>> Start

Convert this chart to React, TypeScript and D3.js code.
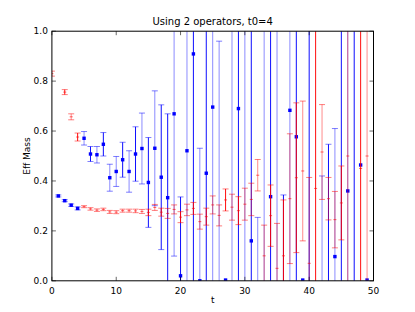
import React from 'react';
import * as d3 from 'd3';

// time slices
const tValues = d3.range(0, 50);

// blue series (null = no point)
const blueVal = [
  null, 0.340, 0.321, 0.303, 0.290, 0.571, 0.508, 0.505, 0.547, 0.413,
  0.438, 0.485, 0.438, 0.508, 0.530, 0.394, 0.531, 0.415, 0.333, 0.669,
  0.020, 0.521, 0.909, 0.000, 0.431, 0.696, -0.100, 0.003, 1.300, 0.690,
  -0.300, 0.160, -0.100, 1.200, 0.337, -0.400, -0.050, 0.683, 0.577, 0.003,
  1.300, null, -0.100, -0.100, 0.097, 1.200, 0.360, -0.300, 0.464, 0.003,
];
const blueErr = [
  0, 0.004, 0.004, 0.005, 0.006, 0.027, 0.030, 0.033, 0.047, 0.054,
  0.060, 0.070, 0.083, 0.109, 0.142, 0.180, 0.230, 0.290, 0.336, 0.570,
  0.316, 0.600, 1.200, 0.531, 0.900, 0.800, 1.060, 0, 1.500, 0.900,
  1.500, 1.000, 0.354, 1.400, 0.900, 1.600, 0.394, 1.000, 0.900, 0,
  1.500, 0, 0.520, 0.647, 0.513, 1.500, 1.000, 1.500, 0, 0,
];
// slices where the blue bars look solid rather than faded
const blueSolid = [1, 2, 3, 4, 6, 8, 11, 13, 15, 17, 18, 20, 22, 24, 27, 29, 31, 34, 36, 38, 40, 43, 45, 47, 48];

// red series
const redVal = [
  0.830, null, 0.756, 0.657, 0.576, 0.297, 0.288, 0.283, 0.286, 0.276,
  0.275, 0.281, 0.281, 0.280, 0.278, 0.274, 0.294, 0.275, 0.270, 0.286,
  0.255, 0.284, 0.290, 0.237, 0.257, 0.304, 0.262, 0.324, 0.295, 0.281,
  0.307, 0.326, 0.423, 0.100, 0.261, 0.050, 0.100, 0.329, 0.413, 0.440,
  0.070, 0.370, 0.516, 0.329, 0.245, 0.312, 0.500, null, 0.450, 0.500,
];
const redErr = [
  0.010, 0, 0.010, 0.012, 0.016, 0.004, 0.005, 0.005, 0.005, 0.006,
  0.006, 0.006, 0.006, 0.007, 0.008, 0.013, 0.012, 0.016, 0.020, 0.018,
  0.022, 0.023, 0.024, 0.030, 0.034, 0.036, 0.042, 0.044, 0.052, 0.056,
  0.064, 0.065, 0.063, 0.123, 0.123, 0.180, 0.224, 0.260, 0.300, 0.280,
  0.344, 1.000, 0.190, 0.085, 0.113, 0.148, 1.000, 0, 1.000, 1.000,
];
const redSolid = [2, 4, 15, 17, 20, 22, 24, 27, 29, 34, 36, 38, 41, 45, 48];

const xTicks = [0, 10, 20, 30, 40, 50];
const yTicks = [0, 0.2, 0.4, 0.6, 0.8, 1.0];

const W = 415;
const H = 312;
const margin = { left: 51.9, right: 41.5, top: 31.2, bottom: 31.2 };

const x = d3.scaleLinear().domain([0, 50]).range([margin.left, W - margin.right]);
const y = d3.scaleLinear().domain([0, 1]).range([H - margin.bottom, margin.top]);

const font = 'DejaVu Sans, sans-serif';

type Pt = { t: number; v: number; e: number; solid: boolean };

function series(vals: (number | null)[], errs: number[], solid: number[]): Pt[] {
  return tValues
    .filter(t => vals[t] !== null)
    .map(t => ({ t, v: vals[t] as number, e: errs[t], solid: solid.includes(t) }));
}

const blue = series(blueVal, blueErr, blueSolid);
const red = series(redVal, redErr, redSolid);

function ErrBars({ data, color, marker }: { data: Pt[]; color: string; marker: 'square' | 'dash' }) {
  const cap = 3;
  return (
    <g clipPath="url(#plotClip)">
      {data.map(d => {
        const px = x(d.t);
        const op = d.solid ? 0.95 : 0.45;
        const lo = y(d.v - d.e);
        const hi = y(d.v + d.e);
        return (
          <g key={d.t}>
            {d.e > 0 && (
              <>
                <line x1={px} x2={px} y1={lo} y2={hi} stroke={color} strokeWidth={1} opacity={op} />
                <line x1={px - cap} x2={px + cap} y1={lo} y2={lo} stroke={color} strokeWidth={1} opacity={0.5} />
                <line x1={px - cap} x2={px + cap} y1={hi} y2={hi} stroke={color} strokeWidth={1} opacity={0.5} />
              </>
            )}
            {marker === 'square' ? (
              <rect x={px - 1.7} y={y(d.v) - 1.7} width={3.4} height={3.4} fill={color} />
            ) : (
              <line x1={px - 1.5} x2={px + 1.5} y1={y(d.v)} y2={y(d.v)} stroke={color} strokeWidth={1} opacity={0.6} />
            )}
          </g>
        );
      })}
    </g>
  );
}

export default function App() {
  const x0 = margin.left;
  const x1 = W - margin.right;
  const y0 = H - margin.bottom;
  const y1 = margin.top;
  return (
    <svg width={W} height={H} style={{ position: 'absolute', left: 0, top: 0, background: '#fff' }}>
      <defs>
        <clipPath id="plotClip">
          <rect x={x0} y={y1} width={x1 - x0} height={y0 - y1} />
        </clipPath>
      </defs>
      <rect x={0} y={0} width={W} height={H} fill="#fff" />
      <ErrBars data={blue} color="#0000ff" marker="square" />
      <ErrBars data={red} color="#ff0000" marker="dash" />
      <rect x={x0} y={y1} width={x1 - x0} height={y0 - y1} fill="none" stroke="#000" strokeWidth={1} />
      {xTicks.map(t => (
        <g key={'x' + t}>
          <line x1={x(t)} x2={x(t)} y1={y0} y2={y0 - 4} stroke="#000" strokeWidth={0.6} />
          <line x1={x(t)} x2={x(t)} y1={y1} y2={y1 + 4} stroke="#000" strokeWidth={0.6} />
          <text x={x(t)} y={y0 + 13} textAnchor="middle" fontFamily={font} fontSize={9}>
            {t}
          </text>
        </g>
      ))}
      {yTicks.map(v => (
        <g key={'y' + v}>
          <line x1={x0} x2={x0 + 4} y1={y(v)} y2={y(v)} stroke="#000" strokeWidth={0.6} />
          <line x1={x1} x2={x1 - 4} y1={y(v)} y2={y(v)} stroke="#000" strokeWidth={0.6} />
          <text x={x0 - 4} y={y(v) + 3.2} textAnchor="end" fontFamily={font} fontSize={9}>
            {d3.format('.1f')(v)}
          </text>
        </g>
      ))}
      <text x={(x0 + x1) / 2} y={y0 + 22} textAnchor="middle" fontFamily={font} fontSize={9}>
        t
      </text>
      <text
        transform={`translate(${x0 - 22},${(y0 + y1) / 2}) rotate(-90)`}
        textAnchor="middle"
        fontFamily={font}
        fontSize={9}
      >
        Eff Mass
      </text>
      <text x={(x0 + x1) / 2} y={y1 - 6} textAnchor="middle" fontFamily={font} fontSize={10}>
        Using 2 operators, t0=4
      </text>
    </svg>
  );
}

>> End

▸ EXERCISE TASK
Only lines belong in the copy: transcribe those from the start of the data through the line that contains "45, 47, 48];", and skip the pictures.

▸ RESULT
Convert this chart to React, TypeScript and D3.js code.
import React from 'react';
import * as d3 from 'd3';

// time slices
const tValues = d3.range(0, 50);

// blue series (null = no point)
const blueVal = [
  null, 0.340, 0.321, 0.303, 0.290, 0.571, 0.508, 0.505, 0.547, 0.413,
  0.438, 0.485, 0.438, 0.508, 0.530, 0.394, 0.531, 0.415, 0.333, 0.669,
  0.020, 0.521, 0.909, 0.000, 0.431, 0.696, -0.100, 0.003, 1.300, 0.690,
  -0.300, 0.160, -0.100, 1.200, 0.337, -0.400, -0.050, 0.683, 0.577, 0.003,
  1.300, null, -0.100, -0.100, 0.097, 1.200, 0.360, -0.300, 0.464, 0.003,
];
const blueErr = [
  0, 0.004, 0.004, 0.005, 0.006, 0.027, 0.030, 0.033, 0.047, 0.054,
  0.060, 0.070, 0.083, 0.109, 0.142, 0.180, 0.230, 0.290, 0.336, 0.570,
  0.316, 0.600, 1.200, 0.531, 0.900, 0.800, 1.060, 0, 1.500, 0.900,
  1.500, 1.000, 0.354, 1.400, 0.900, 1.600, 0.394, 1.000, 0.900, 0,
  1.500, 0, 0.520, 0.647, 0.513, 1.500, 1.000, 1.500, 0, 0,
];
// slices where the blue bars look solid rather than faded
const blueSolid = [1, 2, 3, 4, 6, 8, 11, 13, 15, 17, 18, 20, 22, 24, 27, 29, 31, 34, 36, 38, 40, 43, 45, 47, 48];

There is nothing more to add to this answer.